• **Given problem**
Set down only those lines that fall from the line containing "Clone this chart in D3.js." through the line containing "const yTicks = [-60, -50, -40, -30, -20]", unchanged and without pictures.
-- BEGIN Material provided --
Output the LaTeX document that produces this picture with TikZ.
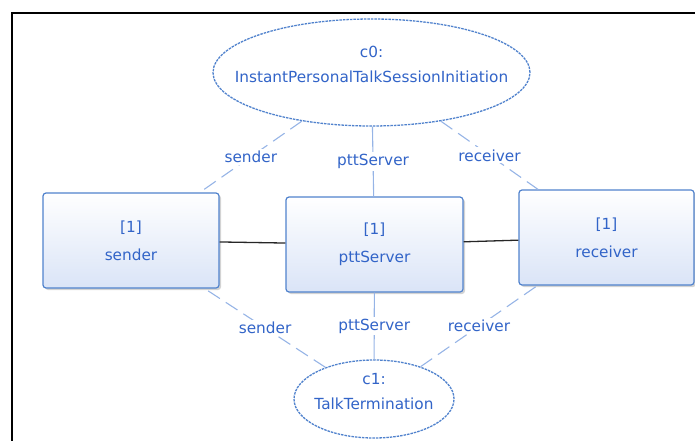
\documentclass[tikz,border=0pt]{standalone}
\usepackage{fontspec}
\setmainfont{DejaVu Sans}
\usetikzlibrary{shapes.geometric, shadows}
\definecolor{textblue}{RGB}{50, 100, 200}
\definecolor{edgeblue}{RGB}{80, 130, 205}
\definecolor{lineblue}{RGB}{150, 180, 230}
\definecolor{fillblue}{RGB}{218, 228, 247}

\begin{document}
\begin{tikzpicture}[x=1pt, y=-1pt,
  part/.style={draw=edgeblue, line width=1.2pt, rounded corners=3pt,
    top color=white, bottom color=fillblue,
    minimum width=176pt, minimum height=95pt, align=center, text=textblue,
    font=\fontsize{15.3}{28}\selectfont,
    drop shadow={shadow xshift=2pt, shadow yshift=-2pt, opacity=0.35}},
  collab/.style={ellipse, draw=edgeblue, line width=1.3pt,
    dash pattern=on 2.5pt off 1pt, fill=white, inner sep=0pt},
  ctext/.style={text=textblue, align=center, font=\fontsize{15.3}{25}\selectfont},
  role/.style={draw=lineblue, line width=1.1pt, dash pattern=on 14pt off 7pt},
  rolelbl/.style={fill=white, text=textblue, font=\fontsize{15.3}{18}\selectfont,
    inner sep=2pt},
  link/.style={draw=black!85, line width=1.3pt}]

  % frame
  \useasboundingbox (0,0) rectangle (695,441);
  \draw[line width=2pt] (12,441) -- (12,13) -- (695,13);

  % parts
  \node[part] (sender) at (131,240.5) {[1]\\sender};
  \node[part, minimum width=177pt] (pttServer) at (374.5,244.5) {[1]\\pttServer};
  \node[part, minimum width=175pt] (receiver) at (606.5,237.5) {[1]\\receiver};

  % collaborations
  \node[collab, minimum width=317pt, minimum height=107pt,
    label={[ctext, yshift=8pt]center:{c0:\\InstantPersonalTalkSessionInitiation}}]
    (c0) at (371.5,72.5) {};
  \node[collab, minimum width=160pt, minimum height=78pt,
    label={[ctext, yshift=7pt]center:{c1:\\TalkTermination}}]
    (c1) at (374,399) {};

  % connectors
  \draw[link] (sender) -- (pttServer);
  \draw[link] (pttServer) -- (receiver);

  % role bindings
  \draw[role] (c0) -- node[rolelbl] {sender} (sender);
  \draw[role, solid] (c0) -- node[rolelbl] {pttServer} (pttServer);
  \draw[role] (c0) -- node[rolelbl] {receiver} (receiver);
  \draw[role] (c1) -- node[rolelbl] {sender} (sender);
  \draw[role, solid] (c1) -- node[rolelbl] {pttServer} (pttServer);
  \draw[role] (c1) -- node[rolelbl] {receiver} (receiver);
\end{tikzpicture}
\end{document}
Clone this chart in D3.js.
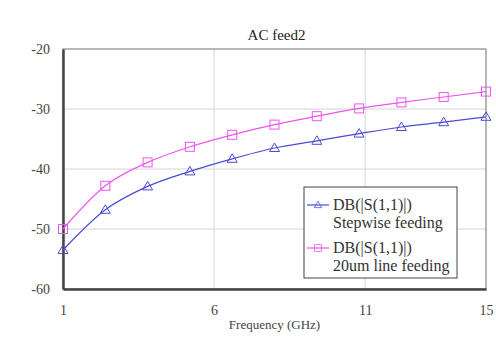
<!DOCTYPE html>
<html>
<head>
<meta charset="utf-8">
<script src="https://cdn.jsdelivr.net/npm/d3@7"></script>
<style>
  body { margin: 0; background: #fff; }
  svg text { font-family: "Liberation Serif", "Times New Roman", "DejaVu Serif", serif !important; }
</style>
</head>
<body>
<div id="chart"></div>
<script>
// data
const freq = [1, 2.4, 3.8, 5.2, 6.6, 8, 9.4, 10.8, 12.2, 13.6, 15]
const stepwise = [-53.5, -46.8, -42.9, -40.4, -38.3, -36.5, -35.3, -34.1, -33.0, -32.2, -31.3]
const lineFeed = [-50.0, -42.8, -38.9, -36.3, -34.3, -32.6, -31.2, -29.9, -28.9, -28.0, -27.1]
const xTicks = [1, 6, 11, 15]
const yTicks = [-60, -50, -40, -30, -20]

const margin = {top: 49, right: 10, bottom: 49, left: 63},
    width = 496 - margin.left - margin.right,
    height = 338 - margin.top - margin.bottom;

const svg = d3.select("#chart")
  .append("svg")
    .attr("width", 496)
    .attr("height", 338)
  .append("g")
    .attr("transform", `translate(${margin.left}, ${margin.top})`);

const x = d3.scaleLinear().domain([1, 15]).range([0, width]);
const y = d3.scaleLinear().domain([-60, -20]).range([height, 0]);

// grid
svg.append("g")
  .selectAll("line")
  .data(xTicks.slice(1, -1))
  .join("line")
    .attr("x1", d => x(d)).attr("x2", d => x(d))
    .attr("y1", 0).attr("y2", height)
    .attr("stroke", "#d4d4d4").attr("stroke-width", 1);
svg.append("g")
  .selectAll("line")
  .data(yTicks.slice(1, -1))
  .join("line")
    .attr("x1", 0).attr("x2", width)
    .attr("y1", d => y(d)).attr("y2", d => y(d))
    .attr("stroke", "#d4d4d4").attr("stroke-width", 1);

// frame: top/right thin gray, left/bottom dark
svg.append("rect")
  .attr("width", width).attr("height", height)
  .attr("fill", "none").attr("stroke", "#888").attr("stroke-width", 1.2);

// axes
const xAxis = svg.append("g")
  .attr("transform", `translate(0, ${height})`)
  .call(d3.axisBottom(x).tickValues(xTicks).tickSize(0).tickPadding(16).tickFormat(d => String(d)));
xAxis.select(".domain").attr("stroke", "#444").attr("stroke-width", 2.5);
xAxis.selectAll("text").style("font-size", "14px").attr("fill", "#444");

const yAxis = svg.append("g")
  .call(d3.axisLeft(y).tickValues(yTicks).tickSize(0).tickPadding(13).tickFormat(d => String(d)));
yAxis.select(".domain").attr("stroke", "#444").attr("stroke-width", 2.5);
yAxis.selectAll("text").style("font-size", "14px").attr("fill", "#444");

// title and axis label
svg.append("text")
  .attr("x", width / 2 + 2).attr("y", -9)
  .attr("text-anchor", "middle")
  .style("font-size", "15px").attr("fill", "#222")
  .text("AC feed2");

svg.append("text")
  .attr("x", width / 2).attr("y", height + 40)
  .attr("text-anchor", "middle")
  .style("font-size", "13px").attr("fill", "#444")
  .text("Frequency (GHz)");

const series = [
  {name: "Stepwise feeding", values: stepwise, color: "#4b4bd8", shape: "tri"},
  {name: "20um line feeding", values: lineFeed, color: "#ee55ee", shape: "sq"}
]

const line = d3.line()
  .curve(d3.curveMonotoneX)
  .x(d => x(d[0]))
  .y(d => y(d[1]));

function marker(g, shape, color) {
  if (shape === "tri") {
    g.append("path").attr("d", "M0,-5L5,3.5L-5,3.5Z")
      .attr("fill", "none").attr("stroke", color).attr("stroke-width", 1);
  } else {
    g.append("rect").attr("x", -4.5).attr("y", -4.5).attr("width", 9).attr("height", 9)
      .attr("fill", "none").attr("stroke", color).attr("stroke-width", 1);
  }
}

series.forEach(s => {
  const pts = freq.map((f, i) => [f, s.values[i]]);
  svg.append("path")
    .datum(pts)
    .attr("d", line)
    .attr("fill", "none")
    .attr("stroke", s.color)
    .attr("stroke-width", 1.2);
  pts.forEach(p => {
    const g = svg.append("g").attr("transform", `translate(${x(p[0])}, ${y(p[1])})`);
    marker(g, s.shape, s.color);
  });
});

// legend
const lg = svg.append("g").attr("transform", `translate(${304 - margin.left}, ${187 - margin.top})`);
lg.append("rect")
  .attr("width", 153).attr("height", 91)
  .attr("fill", "#fff").attr("stroke", "#444").attr("stroke-width", 1);
series.forEach((s, i) => {
  const yy = 18 + i * 43;
  lg.append("line").attr("x1", 3).attr("x2", 25).attr("y1", yy).attr("y2", yy)
    .attr("stroke", s.color).attr("stroke-width", 1.2);
  const m = lg.append("g").attr("transform", `translate(14, ${yy}) scale(0.75)`);
  marker(m, s.shape, s.color);
  lg.append("text").attr("x", 29).attr("y", yy + 5)
    .style("font-size", "16px").attr("fill", "#333").text("DB(|S(1,1)|)");
  lg.append("text").attr("x", 29).attr("y", yy + 23)
    .style("font-size", "16px").attr("fill", "#333").text(s.name);
});
</script>
</body>
</html>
-- END Material provided --
• **Solution**
Clone this chart in D3.js.
<!DOCTYPE html>
<html>
<head>
<meta charset="utf-8">
<script src="https://cdn.jsdelivr.net/npm/d3@7"></script>
<style>
  body { margin: 0; background: #fff; }
  svg text { font-family: "Liberation Serif", "Times New Roman", "DejaVu Serif", serif !important; }
</style>
</head>
<body>
<div id="chart"></div>
<script>
// data
const freq = [1, 2.4, 3.8, 5.2, 6.6, 8, 9.4, 10.8, 12.2, 13.6, 15]
const stepwise = [-53.5, -46.8, -42.9, -40.4, -38.3, -36.5, -35.3, -34.1, -33.0, -32.2, -31.3]
const lineFeed = [-50.0, -42.8, -38.9, -36.3, -34.3, -32.6, -31.2, -29.9, -28.9, -28.0, -27.1]
const xTicks = [1, 6, 11, 15]
const yTicks = [-60, -50, -40, -30, -20]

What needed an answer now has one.